Information supplied
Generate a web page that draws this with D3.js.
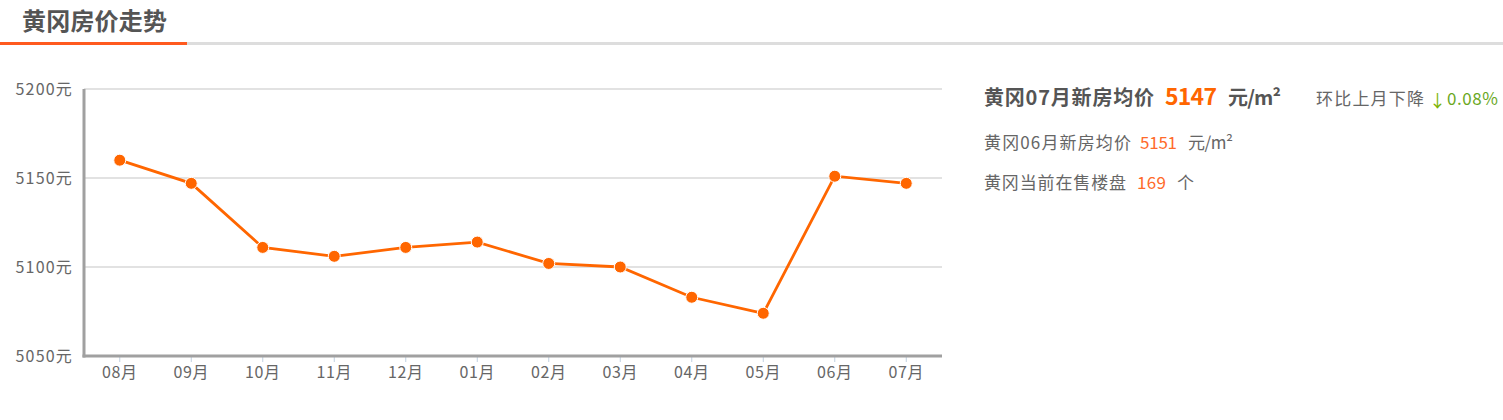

---

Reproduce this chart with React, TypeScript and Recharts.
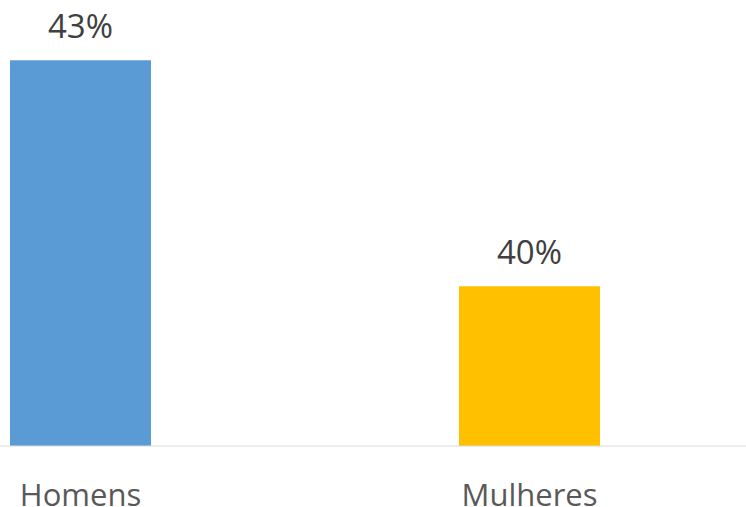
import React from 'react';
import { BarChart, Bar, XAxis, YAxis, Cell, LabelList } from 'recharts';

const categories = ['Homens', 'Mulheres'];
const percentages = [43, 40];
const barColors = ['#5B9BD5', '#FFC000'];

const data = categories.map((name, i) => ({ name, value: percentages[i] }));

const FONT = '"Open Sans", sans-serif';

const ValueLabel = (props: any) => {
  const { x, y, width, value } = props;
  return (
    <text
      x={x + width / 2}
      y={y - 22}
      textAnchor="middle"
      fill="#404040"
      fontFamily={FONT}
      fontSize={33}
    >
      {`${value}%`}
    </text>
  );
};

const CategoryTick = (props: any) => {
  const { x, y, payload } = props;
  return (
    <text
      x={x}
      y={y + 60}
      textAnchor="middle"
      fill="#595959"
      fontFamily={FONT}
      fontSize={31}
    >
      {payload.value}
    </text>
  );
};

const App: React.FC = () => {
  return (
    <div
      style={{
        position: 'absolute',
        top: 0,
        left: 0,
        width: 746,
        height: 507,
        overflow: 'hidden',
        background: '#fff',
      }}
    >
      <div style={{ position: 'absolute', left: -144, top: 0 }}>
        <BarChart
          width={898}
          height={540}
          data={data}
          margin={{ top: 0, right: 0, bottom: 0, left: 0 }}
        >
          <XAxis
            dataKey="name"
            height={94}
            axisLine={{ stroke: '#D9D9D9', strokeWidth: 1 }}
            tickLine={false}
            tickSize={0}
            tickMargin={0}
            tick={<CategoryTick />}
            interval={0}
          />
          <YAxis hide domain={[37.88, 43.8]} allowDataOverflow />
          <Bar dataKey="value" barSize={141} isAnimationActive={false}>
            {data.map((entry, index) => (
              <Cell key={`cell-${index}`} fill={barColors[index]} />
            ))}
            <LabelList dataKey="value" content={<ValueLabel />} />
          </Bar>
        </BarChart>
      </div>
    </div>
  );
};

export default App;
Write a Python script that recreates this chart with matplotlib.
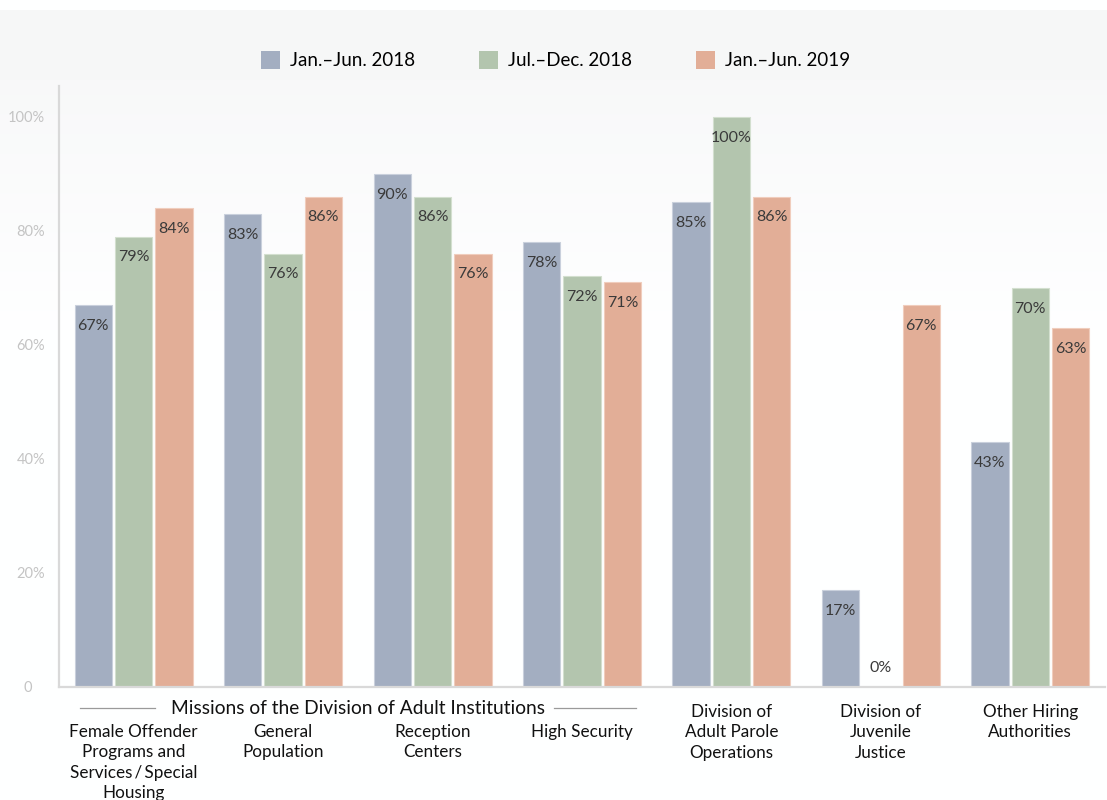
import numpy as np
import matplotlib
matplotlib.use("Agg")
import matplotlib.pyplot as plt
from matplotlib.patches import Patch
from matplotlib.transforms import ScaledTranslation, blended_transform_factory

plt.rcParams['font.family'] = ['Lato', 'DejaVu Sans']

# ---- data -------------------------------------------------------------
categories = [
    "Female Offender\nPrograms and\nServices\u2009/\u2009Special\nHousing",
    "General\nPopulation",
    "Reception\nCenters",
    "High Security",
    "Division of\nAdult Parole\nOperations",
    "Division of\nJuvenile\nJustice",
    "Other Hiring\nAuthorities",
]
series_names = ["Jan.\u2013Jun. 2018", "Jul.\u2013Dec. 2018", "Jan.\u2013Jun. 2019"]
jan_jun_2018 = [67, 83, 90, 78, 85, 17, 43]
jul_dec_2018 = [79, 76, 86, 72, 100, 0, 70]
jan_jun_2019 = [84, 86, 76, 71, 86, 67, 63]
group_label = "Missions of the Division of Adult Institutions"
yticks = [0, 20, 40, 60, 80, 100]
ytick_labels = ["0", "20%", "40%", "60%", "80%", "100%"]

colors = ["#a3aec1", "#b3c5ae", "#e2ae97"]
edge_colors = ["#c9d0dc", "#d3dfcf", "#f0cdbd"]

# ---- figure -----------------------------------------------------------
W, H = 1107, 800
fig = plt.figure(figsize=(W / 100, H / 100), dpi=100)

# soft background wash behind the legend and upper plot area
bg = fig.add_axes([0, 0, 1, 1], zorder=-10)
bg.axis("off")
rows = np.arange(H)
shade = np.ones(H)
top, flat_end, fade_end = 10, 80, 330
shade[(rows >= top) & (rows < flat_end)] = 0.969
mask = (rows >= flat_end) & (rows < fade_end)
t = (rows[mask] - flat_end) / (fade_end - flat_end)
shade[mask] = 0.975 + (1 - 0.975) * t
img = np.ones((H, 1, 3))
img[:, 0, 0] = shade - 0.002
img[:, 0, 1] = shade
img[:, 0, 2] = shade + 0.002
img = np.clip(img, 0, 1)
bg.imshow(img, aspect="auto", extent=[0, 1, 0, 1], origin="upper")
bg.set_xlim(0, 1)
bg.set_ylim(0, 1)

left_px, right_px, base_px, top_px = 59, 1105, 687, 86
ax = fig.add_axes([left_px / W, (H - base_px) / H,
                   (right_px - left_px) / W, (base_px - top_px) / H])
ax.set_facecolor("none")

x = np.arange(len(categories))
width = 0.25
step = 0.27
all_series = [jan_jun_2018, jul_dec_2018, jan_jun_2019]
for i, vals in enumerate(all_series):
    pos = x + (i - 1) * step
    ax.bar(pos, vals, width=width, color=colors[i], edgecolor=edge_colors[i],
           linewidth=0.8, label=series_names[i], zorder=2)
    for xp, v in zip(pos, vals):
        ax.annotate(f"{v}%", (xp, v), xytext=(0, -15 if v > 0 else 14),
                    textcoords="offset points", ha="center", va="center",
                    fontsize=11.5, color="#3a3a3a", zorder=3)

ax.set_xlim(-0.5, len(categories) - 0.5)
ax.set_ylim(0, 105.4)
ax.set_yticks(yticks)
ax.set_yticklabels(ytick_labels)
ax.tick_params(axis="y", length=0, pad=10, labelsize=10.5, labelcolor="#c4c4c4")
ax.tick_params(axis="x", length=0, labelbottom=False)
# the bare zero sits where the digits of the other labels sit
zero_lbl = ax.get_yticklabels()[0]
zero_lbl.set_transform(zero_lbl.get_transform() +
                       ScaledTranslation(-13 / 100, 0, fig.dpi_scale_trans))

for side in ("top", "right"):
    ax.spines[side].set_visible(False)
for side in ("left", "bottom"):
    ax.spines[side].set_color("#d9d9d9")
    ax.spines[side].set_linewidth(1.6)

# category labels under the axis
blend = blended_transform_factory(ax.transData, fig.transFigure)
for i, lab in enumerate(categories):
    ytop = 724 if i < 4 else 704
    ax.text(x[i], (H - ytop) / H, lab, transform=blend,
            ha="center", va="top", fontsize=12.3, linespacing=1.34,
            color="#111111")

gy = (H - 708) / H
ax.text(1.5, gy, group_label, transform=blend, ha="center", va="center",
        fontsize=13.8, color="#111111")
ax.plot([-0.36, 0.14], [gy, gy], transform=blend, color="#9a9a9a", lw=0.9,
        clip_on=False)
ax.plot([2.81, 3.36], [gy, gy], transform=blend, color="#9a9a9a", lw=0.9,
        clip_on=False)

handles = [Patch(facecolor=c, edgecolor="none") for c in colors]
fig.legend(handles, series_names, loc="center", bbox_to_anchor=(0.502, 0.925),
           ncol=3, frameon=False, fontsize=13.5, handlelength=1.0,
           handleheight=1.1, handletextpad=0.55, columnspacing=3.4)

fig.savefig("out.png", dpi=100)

Exercise details
Both the line with "Write a Python" and the line with "plt.rcParams['font.family'] = ['Lato', 'DejaVu" are included: reproduce them and every line between, exactly, with pictures omitted.

Reply
Write a Python script that recreates this chart with matplotlib.
import numpy as np
import matplotlib
matplotlib.use("Agg")
import matplotlib.pyplot as plt
from matplotlib.patches import Patch
from matplotlib.transforms import ScaledTranslation, blended_transform_factory

plt.rcParams['font.family'] = ['Lato', 'DejaVu Sans']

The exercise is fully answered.